Об этом речь шла не раз и раньше; Виппер и Замысловский всячески старались доказать что ограбление было столь трудным и сложным делом, что должно было потребовать полного внимания "тройки" в течение, по крайней мере, предыдущих двух дней.

Но защита этим не была удовлетворена, и полагала что (201) и присяжные не доверяли версии обвинения. Грузенберг повторил свой вопрос; Сингаевский молчал - у него своих мыслей больше не было. Грузенберг в третий раз повторил свой вопрос и теперь Замысловский пришел на помощь Сингаевскому.

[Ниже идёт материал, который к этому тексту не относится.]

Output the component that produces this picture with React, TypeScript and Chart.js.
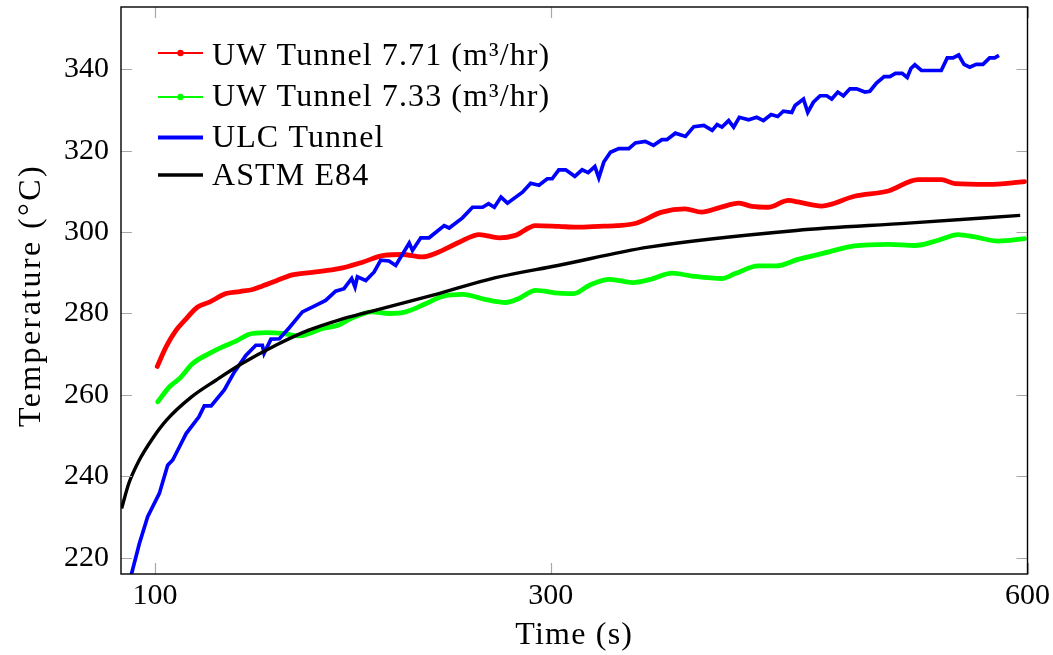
import React, { useEffect, useRef } from "react";
import { Chart, registerables } from "chart.js";

Chart.register(...registerables);

// ---- axis data ----
const X_POWER = 0.74; // the time axis is drawn on a t^0.74 scale
const xRange = [85.75, 600];
const xTicks = [100, 300, 600];
const xTickLabels = ["100", "300", "600"];
const yRange = [216, 355.3];
const yTicks = [220, 240, 260, 280, 300, 320, 340];
const xTitle = "Time (s)";
const yTitle = "Temperature (°C)";

const seriesLabels = [
  "UW Tunnel 7.71 (m³/hr)",
  "UW Tunnel 7.33 (m³/hr)",
  "ULC Tunnel",
  "ASTM E84",
];
const seriesColors = ["#ff0000", "#00ff00", "#0000ff", "#000000"];

// ---- series data (time in s, temperature in °C) ----
const uw771Time = [101, 104.8, 109.2, 113.6, 118.7, 124, 131.6, 138, 144, 147.3, 155, 163, 174.5, 186, 198, 209, 218.7, 229, 238, 249, 260, 271, 280, 291.4, 304.6, 315, 327.7, 338, 349, 365, 379, 389, 400, 412, 420, 430, 443, 449, 464, 485, 507, 526.6, 542, 551, 573, 598];
const uw771Temp = [267.0, 271.8, 275.9, 278.7, 281.6, 282.8, 284.9, 285.4, 285.9, 286.5, 288.0, 289.5, 290.2, 291.0, 292.6, 294.3, 294.5, 293.9, 295.1, 297.5, 299.4, 298.6, 299.2, 301.6, 301.4, 301.2, 301.4, 301.6, 302.1, 304.9, 305.7, 304.9, 306.0, 307.1, 306.3, 306.1, 307.8, 307.4, 306.4, 308.8, 310.1, 312.9, 312.9, 311.9, 311.7, 312.4];

const uw733Time = [101.2, 106.3, 110.6, 116.5, 124, 130, 136.2, 142.4, 150.3, 158.2, 166.3, 171.2, 177.8, 186, 191, 203, 211.7, 220.5, 231, 240, 251, 263.7, 274.7, 282, 291.4, 304.6, 313.3, 322, 334, 347.7, 357.5, 371.3, 383.2, 401.5, 409.7, 424, 435, 449, 464, 485, 507, 524.5, 540, 553, 564.5, 580, 598];
const uw733Temp = [258.3, 262.0, 264.0, 267.7, 270.2, 271.8, 273.2, 274.9, 275.3, 275.1, 274.5, 275.1, 276.3, 277.2, 278.5, 280.4, 280.0, 280.4, 282.4, 284.2, 284.7, 283.4, 282.7, 283.7, 285.7, 285.0, 284.9, 286.9, 288.4, 287.6, 288.3, 289.9, 289.2, 288.6, 289.8, 291.7, 291.7, 293.3, 294.7, 296.6, 297.0, 296.7, 298.0, 299.4, 298.8, 297.8, 298.4];

const ulcTime = [
  89, 93.4, 96.9, 101.9, 105.5, 107.7, 110.6, 113.6, 119.3, 121.7,
  124.8, 130.8, 135.4, 140.8, 145.5, 148.6, 149.4, 152.7, 156.7, 161.5,
  167.9, 174.5, 179.4, 184.4, 188.6, 192.5, 194.2, 195.4, 199.7, 204,
  207.4, 211.7, 215.2, 222.3, 224, 228.4, 232.8, 240.9, 243.6, 250.8,
  256.3, 261.8, 265.1, 268.3, 272, 275.6, 284, 288.6, 293.3, 298,
  300.8, 304.6, 308.5, 313.8, 318, 321.5, 325.4, 327.7, 330.6, 334.5,
  339.4, 345.3, 349.2, 355.1, 360, 365, 368, 373.1, 379.2, 384.3,
  390.4, 395.5, 398.5, 401.5, 405.6, 408.7, 412.2, 418, 423, 427.2,
  432, 436.1, 439.7, 445, 447.1, 452.4, 455.1, 458.7, 463, 467.2,
  470.4, 474.3, 477.9, 482.1, 486.4, 491.8, 495, 499.3, 504.3, 508,
  511.7, 516.1, 519.4, 521.8, 524.4, 528.8, 541.9, 545.9, 549.7, 553.5,
  557.1, 560.9, 565.3, 569.8, 574.3, 577.7, 580.6,
];
const ulcTemp = [
  213.5, 223.5, 230.1, 235.8, 242.7, 244.0, 247.2, 250.5, 254.6, 257.3,
  257.3, 261.2, 265.6, 269.7, 272.2, 272.2, 270.2, 273.7, 273.8, 276.5,
  280.4, 282.0, 283.2, 285.5, 286.1, 288.6, 286.5, 289.0, 288.1, 290.2,
  293.1, 292.9, 291.8, 297.3, 295.5, 298.6, 298.6, 301.6, 301.0, 303.5,
  306.1, 306.1, 307.0, 306.1, 308.6, 307.1, 309.8, 312.0, 311.5, 313.1,
  313.1, 315.3, 315.3, 313.7, 315.3, 314.6, 316.1, 313.3, 317.2, 319.6,
  320.5, 320.5, 321.9, 322.3, 321.3, 322.7, 322.7, 324.3, 323.5, 325.9,
  326.2, 325.0, 326.4, 325.8, 327.4, 325.8, 328.2, 327.6, 328.2, 327.4,
  328.9, 328.4, 329.7, 329.4, 331.1, 332.7, 329.4, 331.9, 333.5, 333.5,
  332.7, 334.4, 333.5, 335.2, 335.2, 334.4, 334.6, 336.6, 338.2, 338.2,
  339.0, 339.0, 338.0, 340.2, 341.1, 339.7, 339.7, 342.8, 342.8, 343.5,
  341.2, 340.5, 341.2, 341.2, 342.8, 342.8, 343.4,
];

const astmTime = [86, 89, 93, 99, 105, 116, 127, 139, 155, 171, 186, 203, 238, 269, 304, 357, 448, 520, 595];
const astmTemp = [232.1, 238.3, 243.6, 249.3, 253.8, 259.5, 263.6, 267.7, 272.2, 275.9, 278.4, 280.6, 284.9, 288.8, 291.8, 296.3, 300.4, 302.2, 304.1];

const FONT_FAMILY = '"Liberation Serif", "Times New Roman", serif';
const TICK_SIZE = 30;
const TEXT_SIZE = 32;

const fx = (t: number) => Math.pow(t, X_POWER);
const toPoints = (ts: number[], vs: number[]) => ts.map((t, i) => ({ x: fx(t), y: vs[i] }));

const framePlugin = {
  id: "frameTicks",
  afterDatasetsDraw(chart: any) {
    const { ctx, chartArea: a, scales } = chart;
    const len = 11;
    ctx.save();
    ctx.strokeStyle = "#a8a8a8";
    ctx.lineWidth = 1.2;
    ctx.beginPath();
    for (const t of xTicks) {
      const px = Math.round(scales.x.getPixelForValue(fx(t))) + 0.5;
      ctx.moveTo(px, a.bottom);
      ctx.lineTo(px, a.bottom - len);
      ctx.moveTo(px, a.top);
      ctx.lineTo(px, a.top + len);
    }
    for (const v of yTicks) {
      const py = Math.round(scales.y.getPixelForValue(v)) + 0.5;
      ctx.moveTo(a.left, py);
      ctx.lineTo(a.left + len, py);
      ctx.moveTo(a.right, py);
      ctx.lineTo(a.right - len, py);
    }
    ctx.stroke();
    ctx.strokeStyle = "#000";
    ctx.lineWidth = 1.4;
    ctx.strokeRect(a.left, a.top, a.right - a.left, a.bottom - a.top);
    ctx.restore();
  },
};

const textPlugin = {
  id: "legendAndTitles",
  afterDraw(chart: any) {
    const { ctx, chartArea: a } = chart;
    const x0 = a.left + 37;
    const x1 = a.left + 82;
    const tx = a.left + 91;
    const lineYs = [46, 90, 130.5, 168];
    const baseYs = [58, 99, 140, 177.5];
    const styles = [
      { w: 2, dot: true },
      { w: 2, dot: true },
      { w: 4, dot: false },
      { w: 3.6, dot: false },
    ];
    ctx.save();
    ctx.font = `${TEXT_SIZE}px ${FONT_FAMILY}`;
    seriesLabels.forEach((label, i) => {
      const ly = a.top + lineYs[i];
      ctx.strokeStyle = seriesColors[i];
      ctx.lineWidth = styles[i].w;
      ctx.beginPath();
      ctx.moveTo(x0, ly);
      ctx.lineTo(x1, ly);
      ctx.stroke();
      if (styles[i].dot) {
        ctx.fillStyle = seriesColors[i];
        ctx.beginPath();
        ctx.arc((x0 + x1) / 2, ly, 3.2, 0, Math.PI * 2);
        ctx.fill();
      }
      ctx.fillStyle = "#000";
      (ctx as any).letterSpacing = "1.1px";
      ctx.textBaseline = "alphabetic";
      ctx.textAlign = "left";
      ctx.fillText(label, tx, a.top + baseYs[i]);
    });

    // axis titles
    ctx.fillStyle = "#000";
    ctx.textBaseline = "middle";
    ctx.textAlign = "center";
    (ctx as any).letterSpacing = "1.2px";
    ctx.fillText(xTitle, (a.left + a.right) / 2, 636);
    ctx.translate(32, (a.top + a.bottom) / 2 + 5);
    ctx.rotate(-Math.PI / 2);
    (ctx as any).letterSpacing = "2.4px";
    ctx.fillText(yTitle, 0, 0);
    ctx.restore();
  },
};

export default function App() {
  const canvasRef = useRef<HTMLCanvasElement | null>(null);

  useEffect(() => {
    const canvas = canvasRef.current;
    if (!canvas) return;
    const font = { family: FONT_FAMILY, size: TICK_SIZE };
    const chart = new Chart(canvas, {
      type: "line",
      data: {
        datasets: [
          {
            label: seriesLabels[0],
            data: toPoints(uw771Time, uw771Temp),
            borderColor: seriesColors[0],
            backgroundColor: seriesColors[0],
            borderWidth: 4.8,
            pointRadius: 0,
            cubicInterpolationMode: "monotone",
            borderCapStyle: "round",
            borderJoinStyle: "round",
            order: 3,
          },
          {
            label: seriesLabels[1],
            data: toPoints(uw733Time, uw733Temp),
            borderColor: seriesColors[1],
            backgroundColor: seriesColors[1],
            borderWidth: 4.8,
            pointRadius: 0,
            cubicInterpolationMode: "monotone",
            borderCapStyle: "round",
            borderJoinStyle: "round",
            order: 2,
          },
          {
            label: seriesLabels[2],
            data: toPoints(ulcTime, ulcTemp),
            borderColor: seriesColors[2],
            backgroundColor: seriesColors[2],
            borderWidth: 3.7,
            pointRadius: 0,
            tension: 0,
            borderJoinStyle: "miter",
            order: 1,
          },
          {
            label: seriesLabels[3],
            data: toPoints(astmTime, astmTemp),
            borderColor: seriesColors[3],
            backgroundColor: seriesColors[3],
            borderWidth: 3.4,
            pointRadius: 0,
            cubicInterpolationMode: "monotone",
            borderJoinStyle: "round",
            order: 0,
          },
        ],
      },
      options: {
        animation: false,
        responsive: false,
        devicePixelRatio: 1,
        parsing: false as any,
        layout: { padding: { top: 7, right: 25.5, left: 0, bottom: 0 } },
        plugins: {
          legend: { display: false },
          tooltip: { enabled: false },
        },
        scales: {
          x: {
            type: "linear",
            min: fx(xRange[0]),
            max: fx(xRange[1]),
            afterBuildTicks: (s: any) => {
              s.ticks = xTicks.map((t) => ({ value: fx(t) }));
            },
            afterFit: (s: any) => {
              s.height = 81;
              s.paddingLeft = 0;
              s.paddingRight = 0;
              s.paddingTop = 0;
              s.paddingBottom = 0;
            },
            ticks: {
              callback: (_v: any, i: number) => xTickLabels[i],
              font,
              color: "#000",
              padding: 4,
              maxRotation: 0,
              autoSkip: false,
            },
            grid: { display: false, drawTicks: false },
            border: { display: false },
            title: { display: false },
          },
          y: {
            type: "linear",
            min: yRange[0],
            max: yRange[1],
            afterBuildTicks: (s: any) => {
              s.ticks = yTicks.map((v) => ({ value: v }));
            },
            afterFit: (s: any) => {
              s.width = 121;
              s.paddingLeft = 0;
              s.paddingRight = 0;
              s.paddingTop = 0;
              s.paddingBottom = 0;
            },
            ticks: {
              font,
              color: "#000",
              padding: 12,
              autoSkip: false,
            },
            grid: { display: false, drawTicks: false },
            border: { display: false },
            title: { display: false },
          },
        },
      },
      plugins: [framePlugin, textPlugin],
    } as any);
    return () => chart.destroy();
  }, []);

  return (
    <div style={{ position: "absolute", left: 0, top: 0, width: 1053, height: 655, background: "#fff" }}>
      <canvas ref={canvasRef} width={1053} height={655} style={{ display: "block" }} />
    </div>
  );
}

Замысловский: (обращаясь к Сингаевскому) "Не считаете ли вы, что если совершено было убийство, необходимо было спрятать труп?"

Сингаевский: "Да".

Замысловский: "В таком случае было бы невозможно убрать труп до ночи если убийство совершено было в утро 12-го?"

Сингаевский: "Нет".

Замысловский: "Значит, вы считаете окончательно доказанным, что у вас бы не было возможности убрать труп так как вы ведь все уехали?"

Сингаевский: "Да".

Защита утверждала, что тело жертвы было вынесено из квартиры или в ту же ночь или в следующую другими членами шайки Чеберяк.

Но все эти пререкания отодвинулись на задний план, как только вызвали Махалина для очной ставки с Сингаевским. Это был, может быть, самый напряженный момент всего процесса.

Наступил вечер, электрические лампы были зажжены, небольшой, продолговатый зал, вмещавший от 250 до 300 человек был набит битком, как и в прежние дни, корреспондентами главных газет и телеграфных агентств России и западного мира, зрителями, свидетелями, адвокатами и судьями.

Общее внимание было в высшей степени напряжено; "агент Д." был в зале и томился вместе с представителями обвинения и судьями. Председатель Болдырев вызвал свидетеля Махалина; франтовски одетый Махалин занял место напротив Сингаевского.